The AlchemiSSts project will demonstrate the applicability of the Safe by Design (SSbD) framework aiming at developing and implementing safer and more sustainable alternatives to surfactants, plasticizers, and flame retardants that, being present in daily life products pose a high risk for the human health and the environment, thus considered substances of very high concern (SVHC). To this end, up to seven case studies, accounting with the relevant actors in the value chain are proposed in the project, and they will serve as proof of concept to test the SSbD framework against within its different 5 steps. The general objective of the project will be achieved by addressing specific goals such as the development of the alternative substances itself, the compilation of robust and reliable evidence for a Proof of Concept of the SSbD framework, the development of a certification methodology promoting the implementation of the SSbD concept in the industrial network. Another key pillar of AlchemiSSts project relies on the implementation of integrated approaches and tools to support safety, sustainability and social assessment based on interoperable FAIR data and models. In addition, robust data on sustainability indicators and information for assessing the impact of the outcomes of the project towards a suite of zero pollution targets will be delivered for each case. For all these relevant aspects, AlchemiSSts will be assisted by stakeholders to ensure social acceptance and economic of the foreseen innovative advance materials.

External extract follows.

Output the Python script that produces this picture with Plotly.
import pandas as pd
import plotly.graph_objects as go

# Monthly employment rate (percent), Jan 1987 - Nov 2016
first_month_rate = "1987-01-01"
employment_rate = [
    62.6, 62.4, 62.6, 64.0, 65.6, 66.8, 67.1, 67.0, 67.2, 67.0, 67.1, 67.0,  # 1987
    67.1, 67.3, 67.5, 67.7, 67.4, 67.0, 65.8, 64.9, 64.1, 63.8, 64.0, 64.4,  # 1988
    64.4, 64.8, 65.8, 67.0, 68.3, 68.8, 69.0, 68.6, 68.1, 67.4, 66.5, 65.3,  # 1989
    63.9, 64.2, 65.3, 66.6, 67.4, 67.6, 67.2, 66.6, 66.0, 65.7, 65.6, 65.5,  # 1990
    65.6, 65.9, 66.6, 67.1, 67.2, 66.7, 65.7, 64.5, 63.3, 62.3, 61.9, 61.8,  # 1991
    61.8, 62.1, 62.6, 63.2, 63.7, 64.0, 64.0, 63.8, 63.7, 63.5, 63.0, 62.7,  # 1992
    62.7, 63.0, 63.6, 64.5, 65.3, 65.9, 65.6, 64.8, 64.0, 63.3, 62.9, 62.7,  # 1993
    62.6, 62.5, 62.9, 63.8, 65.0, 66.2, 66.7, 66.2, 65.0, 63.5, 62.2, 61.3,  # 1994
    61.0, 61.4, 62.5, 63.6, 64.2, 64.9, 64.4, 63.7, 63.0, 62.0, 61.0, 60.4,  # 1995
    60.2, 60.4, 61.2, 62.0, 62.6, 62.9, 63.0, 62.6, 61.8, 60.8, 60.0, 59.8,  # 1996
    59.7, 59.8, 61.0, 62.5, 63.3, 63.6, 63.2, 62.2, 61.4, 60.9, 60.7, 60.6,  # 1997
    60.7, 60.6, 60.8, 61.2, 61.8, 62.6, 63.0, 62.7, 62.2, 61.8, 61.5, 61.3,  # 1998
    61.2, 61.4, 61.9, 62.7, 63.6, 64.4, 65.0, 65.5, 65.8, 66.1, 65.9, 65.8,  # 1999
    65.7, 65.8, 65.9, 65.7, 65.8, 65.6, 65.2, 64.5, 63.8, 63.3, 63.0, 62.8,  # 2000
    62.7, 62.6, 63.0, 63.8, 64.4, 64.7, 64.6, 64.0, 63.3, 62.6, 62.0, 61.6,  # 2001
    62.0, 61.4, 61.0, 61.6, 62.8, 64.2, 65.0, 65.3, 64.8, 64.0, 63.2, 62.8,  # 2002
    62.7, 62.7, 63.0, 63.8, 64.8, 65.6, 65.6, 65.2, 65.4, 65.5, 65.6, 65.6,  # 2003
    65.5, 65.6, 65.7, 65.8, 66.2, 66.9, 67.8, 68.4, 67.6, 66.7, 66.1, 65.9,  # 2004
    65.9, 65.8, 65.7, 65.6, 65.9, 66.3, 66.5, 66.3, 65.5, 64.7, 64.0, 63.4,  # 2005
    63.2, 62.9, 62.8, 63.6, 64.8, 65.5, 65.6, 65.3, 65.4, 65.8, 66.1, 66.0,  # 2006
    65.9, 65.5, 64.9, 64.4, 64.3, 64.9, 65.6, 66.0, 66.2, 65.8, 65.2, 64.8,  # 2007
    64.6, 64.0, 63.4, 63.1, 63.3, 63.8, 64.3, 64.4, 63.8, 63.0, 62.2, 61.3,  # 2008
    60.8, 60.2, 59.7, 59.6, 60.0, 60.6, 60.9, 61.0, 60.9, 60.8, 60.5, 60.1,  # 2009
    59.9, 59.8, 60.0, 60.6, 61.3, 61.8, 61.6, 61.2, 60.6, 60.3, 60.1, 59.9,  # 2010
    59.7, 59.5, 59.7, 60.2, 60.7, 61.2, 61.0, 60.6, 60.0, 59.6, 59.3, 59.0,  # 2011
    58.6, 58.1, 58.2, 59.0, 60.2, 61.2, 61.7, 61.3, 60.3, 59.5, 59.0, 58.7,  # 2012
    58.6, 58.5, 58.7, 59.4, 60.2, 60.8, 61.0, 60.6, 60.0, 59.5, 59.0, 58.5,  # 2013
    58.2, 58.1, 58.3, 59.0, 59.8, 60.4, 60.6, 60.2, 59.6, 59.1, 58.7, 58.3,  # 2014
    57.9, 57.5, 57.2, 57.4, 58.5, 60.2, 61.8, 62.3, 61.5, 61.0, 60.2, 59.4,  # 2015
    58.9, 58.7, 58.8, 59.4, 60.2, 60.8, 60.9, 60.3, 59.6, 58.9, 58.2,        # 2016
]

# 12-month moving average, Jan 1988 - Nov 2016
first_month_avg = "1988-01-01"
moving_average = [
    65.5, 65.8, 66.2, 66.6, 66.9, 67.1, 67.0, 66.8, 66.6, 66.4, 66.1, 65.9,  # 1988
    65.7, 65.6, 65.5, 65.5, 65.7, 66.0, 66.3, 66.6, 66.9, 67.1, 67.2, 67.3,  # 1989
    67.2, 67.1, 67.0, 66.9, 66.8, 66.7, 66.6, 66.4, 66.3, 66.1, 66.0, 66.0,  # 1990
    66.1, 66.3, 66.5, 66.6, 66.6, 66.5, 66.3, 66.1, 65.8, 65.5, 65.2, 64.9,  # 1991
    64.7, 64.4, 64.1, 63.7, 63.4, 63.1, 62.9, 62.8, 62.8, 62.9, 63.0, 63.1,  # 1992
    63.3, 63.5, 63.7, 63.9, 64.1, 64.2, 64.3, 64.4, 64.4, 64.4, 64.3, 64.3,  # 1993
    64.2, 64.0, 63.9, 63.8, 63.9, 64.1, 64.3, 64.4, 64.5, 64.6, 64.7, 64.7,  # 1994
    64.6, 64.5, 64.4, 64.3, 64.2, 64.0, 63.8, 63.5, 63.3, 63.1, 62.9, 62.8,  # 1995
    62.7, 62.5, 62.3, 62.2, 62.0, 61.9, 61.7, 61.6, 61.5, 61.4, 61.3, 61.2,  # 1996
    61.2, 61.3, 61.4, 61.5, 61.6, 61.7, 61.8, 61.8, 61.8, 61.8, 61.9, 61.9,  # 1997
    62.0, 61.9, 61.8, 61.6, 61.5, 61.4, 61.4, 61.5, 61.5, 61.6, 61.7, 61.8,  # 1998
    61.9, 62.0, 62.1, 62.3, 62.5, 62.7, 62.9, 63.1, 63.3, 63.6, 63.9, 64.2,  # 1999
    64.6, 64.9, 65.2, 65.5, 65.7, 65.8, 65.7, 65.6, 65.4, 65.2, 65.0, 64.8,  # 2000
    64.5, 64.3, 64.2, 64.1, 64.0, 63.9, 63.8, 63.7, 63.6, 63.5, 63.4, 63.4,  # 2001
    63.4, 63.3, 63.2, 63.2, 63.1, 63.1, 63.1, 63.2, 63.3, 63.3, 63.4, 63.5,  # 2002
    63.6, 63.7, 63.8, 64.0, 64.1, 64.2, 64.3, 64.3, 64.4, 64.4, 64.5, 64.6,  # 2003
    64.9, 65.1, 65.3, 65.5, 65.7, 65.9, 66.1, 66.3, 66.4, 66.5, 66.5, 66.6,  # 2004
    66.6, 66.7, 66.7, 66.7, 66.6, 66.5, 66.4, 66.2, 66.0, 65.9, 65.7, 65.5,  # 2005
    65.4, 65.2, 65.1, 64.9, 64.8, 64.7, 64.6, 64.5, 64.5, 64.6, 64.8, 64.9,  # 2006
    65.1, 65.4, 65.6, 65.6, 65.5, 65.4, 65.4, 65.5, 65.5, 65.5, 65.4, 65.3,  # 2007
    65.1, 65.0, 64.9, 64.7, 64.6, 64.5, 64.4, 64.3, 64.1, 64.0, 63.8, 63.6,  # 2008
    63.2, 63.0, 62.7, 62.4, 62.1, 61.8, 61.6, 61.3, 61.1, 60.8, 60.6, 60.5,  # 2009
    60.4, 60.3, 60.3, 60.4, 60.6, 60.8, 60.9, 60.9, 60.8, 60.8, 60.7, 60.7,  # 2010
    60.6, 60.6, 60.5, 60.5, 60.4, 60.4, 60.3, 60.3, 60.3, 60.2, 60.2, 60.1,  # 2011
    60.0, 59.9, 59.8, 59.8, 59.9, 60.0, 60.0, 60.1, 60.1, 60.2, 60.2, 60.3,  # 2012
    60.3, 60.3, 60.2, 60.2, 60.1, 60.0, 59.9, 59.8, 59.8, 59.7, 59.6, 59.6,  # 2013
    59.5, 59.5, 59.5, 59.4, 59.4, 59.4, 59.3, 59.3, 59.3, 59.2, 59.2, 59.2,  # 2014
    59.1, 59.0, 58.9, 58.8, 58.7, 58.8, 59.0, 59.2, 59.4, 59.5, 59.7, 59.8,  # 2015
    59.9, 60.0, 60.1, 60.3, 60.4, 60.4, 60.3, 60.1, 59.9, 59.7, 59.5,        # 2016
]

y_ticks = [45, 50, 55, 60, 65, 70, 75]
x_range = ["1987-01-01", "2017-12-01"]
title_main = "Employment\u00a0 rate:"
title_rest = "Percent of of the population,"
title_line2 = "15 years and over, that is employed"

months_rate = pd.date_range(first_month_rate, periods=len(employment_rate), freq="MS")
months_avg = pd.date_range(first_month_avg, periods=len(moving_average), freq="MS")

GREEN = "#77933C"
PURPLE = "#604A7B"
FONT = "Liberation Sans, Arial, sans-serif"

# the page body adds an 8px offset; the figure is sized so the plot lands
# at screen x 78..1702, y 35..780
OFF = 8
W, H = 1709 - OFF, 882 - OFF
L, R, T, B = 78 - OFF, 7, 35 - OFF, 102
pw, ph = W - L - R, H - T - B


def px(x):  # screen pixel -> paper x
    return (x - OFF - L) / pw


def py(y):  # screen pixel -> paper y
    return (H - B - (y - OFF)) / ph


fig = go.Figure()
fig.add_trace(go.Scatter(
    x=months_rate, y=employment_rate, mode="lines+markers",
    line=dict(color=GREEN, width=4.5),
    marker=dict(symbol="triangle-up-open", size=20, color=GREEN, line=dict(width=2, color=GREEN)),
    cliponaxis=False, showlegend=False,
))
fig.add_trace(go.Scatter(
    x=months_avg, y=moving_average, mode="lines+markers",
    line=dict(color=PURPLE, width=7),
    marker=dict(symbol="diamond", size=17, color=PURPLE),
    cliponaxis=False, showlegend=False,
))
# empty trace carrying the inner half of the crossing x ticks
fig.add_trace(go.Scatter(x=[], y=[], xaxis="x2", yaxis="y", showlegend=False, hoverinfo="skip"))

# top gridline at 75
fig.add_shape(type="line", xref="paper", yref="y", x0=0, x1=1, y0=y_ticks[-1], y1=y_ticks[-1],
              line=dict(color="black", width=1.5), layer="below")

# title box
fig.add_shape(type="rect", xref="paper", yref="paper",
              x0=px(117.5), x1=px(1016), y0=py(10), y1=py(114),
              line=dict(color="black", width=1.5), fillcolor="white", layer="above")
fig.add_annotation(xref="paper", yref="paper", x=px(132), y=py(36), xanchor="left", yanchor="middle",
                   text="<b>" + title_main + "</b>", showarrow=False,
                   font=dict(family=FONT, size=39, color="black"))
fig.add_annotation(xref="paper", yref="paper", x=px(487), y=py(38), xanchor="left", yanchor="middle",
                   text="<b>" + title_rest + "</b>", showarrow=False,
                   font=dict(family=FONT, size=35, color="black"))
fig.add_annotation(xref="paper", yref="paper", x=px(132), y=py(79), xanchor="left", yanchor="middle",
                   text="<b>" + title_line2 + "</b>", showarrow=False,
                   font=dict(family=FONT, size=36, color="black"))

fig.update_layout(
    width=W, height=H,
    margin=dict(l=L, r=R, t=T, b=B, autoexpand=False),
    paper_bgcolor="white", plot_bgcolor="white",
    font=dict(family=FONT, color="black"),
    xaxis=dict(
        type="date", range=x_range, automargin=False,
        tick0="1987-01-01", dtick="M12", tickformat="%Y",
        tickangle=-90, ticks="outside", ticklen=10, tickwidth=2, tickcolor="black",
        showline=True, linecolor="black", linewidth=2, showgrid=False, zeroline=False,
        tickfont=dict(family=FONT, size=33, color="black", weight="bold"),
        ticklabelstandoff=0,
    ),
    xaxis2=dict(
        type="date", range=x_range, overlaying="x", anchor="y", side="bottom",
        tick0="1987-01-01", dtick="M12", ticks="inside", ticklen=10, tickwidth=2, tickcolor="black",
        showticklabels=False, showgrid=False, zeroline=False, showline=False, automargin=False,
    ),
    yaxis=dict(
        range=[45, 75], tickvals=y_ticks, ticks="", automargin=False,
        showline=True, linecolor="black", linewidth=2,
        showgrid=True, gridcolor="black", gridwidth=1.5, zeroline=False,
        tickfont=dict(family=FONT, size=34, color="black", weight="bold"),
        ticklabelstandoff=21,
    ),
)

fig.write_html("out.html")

NanoSolveIT will introduce a ground-breaking in silico Integrated Approach to Testing and Assessment (IATA) for the environmental health and safety of Nanomaterials (NM), implemented as a decision support system packaged as a standalone open software and a Cloud platform. NanoSolveIT will develop and deliver: (i) a reliable user friendly knowledge-based infrastructure for data hosting, sharing and exploitation, (ii) NM fingerprints, sets of nanodescriptors and properties that can be predictively linked to NM functionality, exposure and hazard, thereby supporting NM grouping, safe-by-design (SbD) and regulatory risk assessment (RA), (iii) innovative methodologies for NMs predictive (eco)toxicology underpinned by artificial intelligence and state-of-the-art in silico techniques, and, (iv) integration with multi-scale modelling, RA and governance frameworks developed in EU H2020 funded and in the forthcoming NMBP-13 project(s). NanoSolveIT will deliver a validated, sustainable, multi-scale nanoinformatics IATA, tested and demonstrated at TLR6 via OECD style IATA case studies, serving the needs of diverse stakeholders at each stage of the NMs value chain, for assessment of potential adverse effects of NM on human health and the environment. NanoSolveIT is fully aligned to the objectives of the EU-US Nanoinformactics Roadmap, addressing all 13 of its short, medium and long term milestones, and supports the recommendations of the EMMC on standards for developing material modelling software and OECD best practice. The NanoSolveIT consortium (EU and international partners) is the only grouping capable of delivering the ambitious goals of the NMBP-14-2018 call, since they have collectively driven most of the current progress in nanoinformatics: 81% of the nanoinormatics papers cited in the EU-US nanoinformatics roadmap had NanoSolveIT authors. NanoSolveIT will integrate across the consortium-wide modelling approaches to provide the IATA platform for in silico NMs RA.